In a case study of the balance of governmental powers, the United States Court of Appeals for the Ninth Circuit ruled this month that local ordinances passed by three Hawaii Counties to ban the cultivation of GM (genetically modified) plants were preempted by state and federal law.
The cases have been around for almost as long as the ordinances. In 2013 and 2014 the Counties of Kauai, Hawaii, and Maui enacted ordinances to stop the growing of GE plants within their jurisdictions. The counties are popular destinations for companies developing new GM seeds because of their year-round growing conditions.
The Ordinances noted the concern of the public, as demonstrated by this language from the Maui ordinance, “The citizens of Maui County have serious concerns as to whether GE Operations and Practices and associated use and testing of Pesticides, occurring in Maui County are causing irreparable harm to the people, Environment, and Public Trust Resources.”
Growers challenging the ordinances claimed that they were preempted both by state and federal laws designed to regulate the growing of harmful plants. The United States District Court for the District of Hawaii agreed, and the Ninth Circuit on November 18, 2016, affirmed.
Specifically, the Court ruled that the Maui Ordinance was expressly (but not impliedly) preempted by the Plant Protection Act, 7 U.S.C. § 7756(b).
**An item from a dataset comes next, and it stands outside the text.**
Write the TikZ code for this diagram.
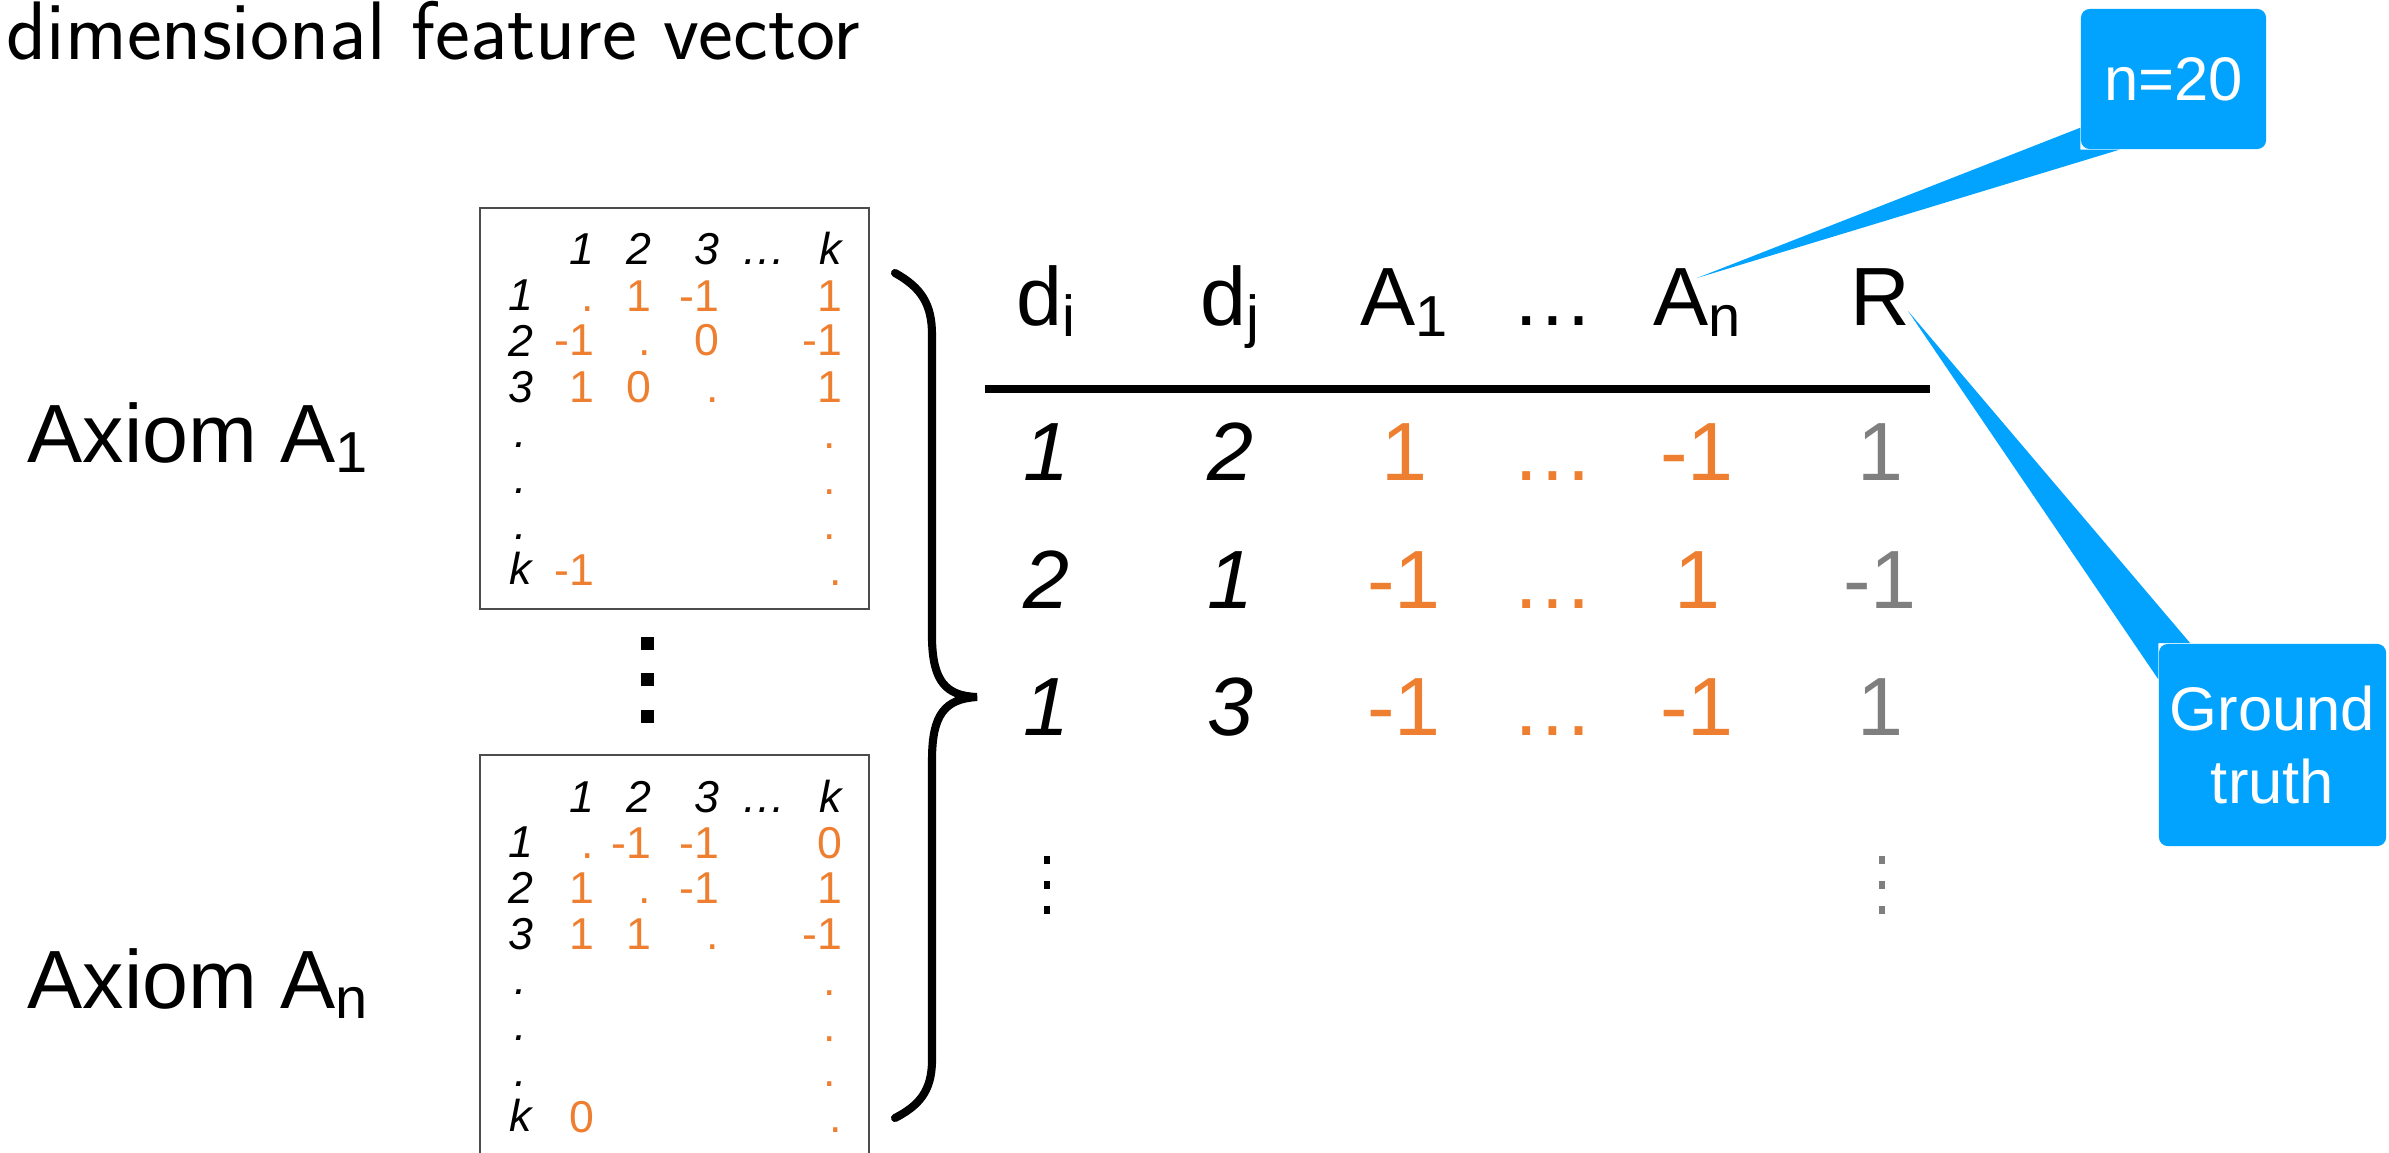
\documentclass[tikz,border=0pt]{standalone}
\usepackage{graphicx}
\usepackage{fontspec}
\setmainfont{Liberation Sans}
\usetikzlibrary{calc}
\definecolor{vote}{RGB}{238,127,48}
\definecolor{truthgray}{RGB}{127,127,127}
\definecolor{calloutblue}{RGB}{2,163,255}
\newcommand{\low}[1]{\raisebox{-0.13em}{\scalebox{0.7}{#1}}}

\begin{document}
\begin{tikzpicture}[x=0.01cm,y=-0.01cm,line cap=round,
  big/.style={inner sep=0,anchor=base,font=\fontsize{23.5}{28}\selectfont},
  num/.style={big,font=\fontsize{23.5}{28}\selectfont\itshape},
  cell/.style={inner sep=0,anchor=base east,text=vote,font=\fontsize{12.7}{15}\selectfont},
  idx/.style={cell,text=black,font=\fontsize{12.7}{15}\selectfont\itshape},
  callout/.style={fill=calloutblue,text=white,rounded corners=2.5pt,inner sep=0,
    font=\fontsize{17.5}{20.5}\selectfont,align=center}]
\useasboundingbox (0,0) rectangle (2389,1152);

% heading, cut by the top edge
\node[inner sep=0,anchor=base west,font=\sffamily\fontsize{23.6}{28}\selectfont] (head) at (6,60) {dimensional feature vector};

% axiom names
\node[big,anchor=base west] (ax1) at (27,462) {Axiom A\low{1}};
\node[big,anchor=base west] (axn) at (27,1008) {Axiom A\low{n}};

% pairwise votes of axiom A_1
\draw[black!70,line width=0.6pt] (480,208) rectangle (869,609);
\foreach \t/\x [count=\c] in {1/595,2/652,3/720,…/787,k/843}
  \node[idx] (a1h\c) at (\x,265) {\t};
\foreach \t [count=\r] in {1,2,3,.,.,.,k}
  \node[idx,anchor=base] (a1r\r) at (521,{265+45.7*\r}) {\t};
\node[cell] (a1c11) at (595,311) {.};
\node[cell] (a1c12) at (652,311) {1};
\node[cell] (a1c13) at (720,311) {-1};
\node[cell] (a1c1k) at (843,311) {1};
\node[cell] (a1c21) at (595,356) {-1};
\node[cell] (a1c22) at (652,356) {.};
\node[cell] (a1c23) at (720,356) {0};
\node[cell] (a1c2k) at (843,356) {-1};
\node[cell] (a1c31) at (595,402) {1};
\node[cell] (a1c32) at (652,402) {0};
\node[cell] (a1c33) at (720,402) {.};
\node[cell] (a1c3k) at (843,402) {1};
\node[cell] (a1c4k) at (837,448) {.};
\node[cell] (a1c5k) at (837,494) {.};
\node[cell] (a1c6k) at (837,539) {.};
\node[cell] (a1ck1) at (595,585) {-1};
\node[cell] (a1ckk) at (843,585) {.};

% more axioms in between
\foreach \y in {643,679,716}
  \fill (641,{\y-6.5}) rectangle (654,{\y+6.5});

% pairwise votes of axiom A_n
\begin{scope}[shift={(0,547)}]
\draw[black!70,line width=0.6pt] (480,208) rectangle (869,609);
\foreach \t/\x [count=\c] in {1/595,2/652,3/720,…/787,k/843}
  \node[idx] (anh\c) at (\x,265) {\t};
\foreach \t [count=\r] in {1,2,3,.,.,.,k}
  \node[idx,anchor=base] (anr\r) at (521,{265+45.7*\r}) {\t};
\node[cell] (anc11) at (595,311) {.};
\node[cell] (anc12) at (652,311) {-1};
\node[cell] (anc13) at (720,311) {-1};
\node[cell] (anc1k) at (843,311) {0};
\node[cell] (anc21) at (595,356) {1};
\node[cell] (anc22) at (652,356) {.};
\node[cell] (anc23) at (720,356) {-1};
\node[cell] (anc2k) at (843,356) {1};
\node[cell] (anc31) at (595,402) {1};
\node[cell] (anc32) at (652,402) {1};
\node[cell] (anc33) at (720,402) {.};
\node[cell] (anc3k) at (843,402) {-1};
\node[cell] (anc4k) at (837,448) {.};
\node[cell] (anc5k) at (837,494) {.};
\node[cell] (anc6k) at (837,539) {.};
\node[cell] (anck1) at (595,585) {0};
\node[cell] (anckk) at (843,585) {.};
\end{scope}

% brace gathering the matrices
\draw[line width=2.3pt] (895,273) .. controls (922,288) and (932,305) .. (932,335) -- (932,640)
  .. controls (933,680) and (945,696) .. (977,697)
  .. controls (945,699) and (932,714) .. (932,760) -- (932,1060)
  .. controls (932,1092) and (918,1106) .. (895,1118);

% feature table
\node[big] (hdi) at (1046,326) {d\low{i}};
\node[big] (hdj) at (1230,326) {d\low{j}};
\node[big] (hA1) at (1404,326) {A\low{1}};
\node[big] (hdots) at (1553,326) {…};
\node[big] (hAn) at (1697,326) {A\low{n}};
\node[big] (hR) at (1880,326) {R};
\draw[line width=2.3pt,line cap=butt] (985,389) -- (1930,389);
\foreach \y/\i/\j/\a/\b/\r [count=\k] in {480/1/2/1/-1/1,608/2/1/-1/1/-1,735/1/3/-1/-1/1}{
  \node[num] (ti\k) at (1046,\y) {\i};
  \node[num] (tj\k) at (1230,\y) {\j};
  \node[big,text=vote] (ta\k) at (1404,\y) {\a};
  \node[big,text=vote] (td\k) at (1553,\y) {…};
  \node[big,text=vote] (tb\k) at (1697,\y) {\b};
  \node[big,text=truthgray] (tr\k) at (1880,\y) {\r};
}
\foreach \y in {860,885,910}{
  \fill (1044,{\y-4}) rectangle (1050,{\y+4});
  \fill[truthgray] (1879,{\y-4}) rectangle (1885,{\y+4});
}

% callouts
\node[callout,minimum width=1.85cm,minimum height=1.4cm] (nbox) at (2173.5,79) {n=20};
\fill[calloutblue] ($(nbox.south west)+(0,-22)$) -- ($(hAn.base)+(0,-48)$)
  -- ($(nbox.south west)+(39,0)$) -- (nbox.south west) -- cycle;
\node[callout,minimum width=2.27cm,minimum height=2.02cm] (gbox) at (2272.5,745) {Ground\\truth};
\fill[calloutblue] ($(gbox.north west)+(32,0)$) -- ($(hR.base)+(28,-15)$)
  -- ($(gbox.north west)+(0,36)$) -- (gbox.north west) -- cycle;
\end{tikzpicture}
\end{document}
The federal law, the Court determined, prevented state and local governments from attempting to regulate the dissemination of “plant pests” in interstate commerce. The Maui ordinance sought to do just that. The court also found that with respect to some commercialized plants not regulated by the federal law, Hawaii state law governed, thus preempting the local ordinances. The Court found that Hawaii had enacted a "comprehensive" state statutory scheme regulating the use of pesticides (which was the issue in the Kauai County case) and that Hawaii regulates the importation, transportation, sale, control, and eradication of potentially harmful plants not regulated by federal law. The local laws were impliedly preempted by these laws.
What does this case mean for the rest of the country? It appears that local regulation will be not be a successful approach for those seeking to regulate the growing of GE crops. And restrictive state legislation is likely be preempted as well.
We'll keep you posted.
The cases were Atay v. County of Maui, No. 15-16466 (9th Cir. Nov. 18, 2016), Robert Ito Farm, Inc. v. County of Maui, No. 15-15246 (9th Cir. Nov. 18, 2016), and Syngenta Seeds v. County of Kauai, No. 14-16833 (9th Cir. Nov. 18, 2016). Hawaii Floriculture & Nursery Ass’n v. County of Hawaii, No. 14-17538 (9th Cir. Nov. 18, 2016) was an unpublished opinion.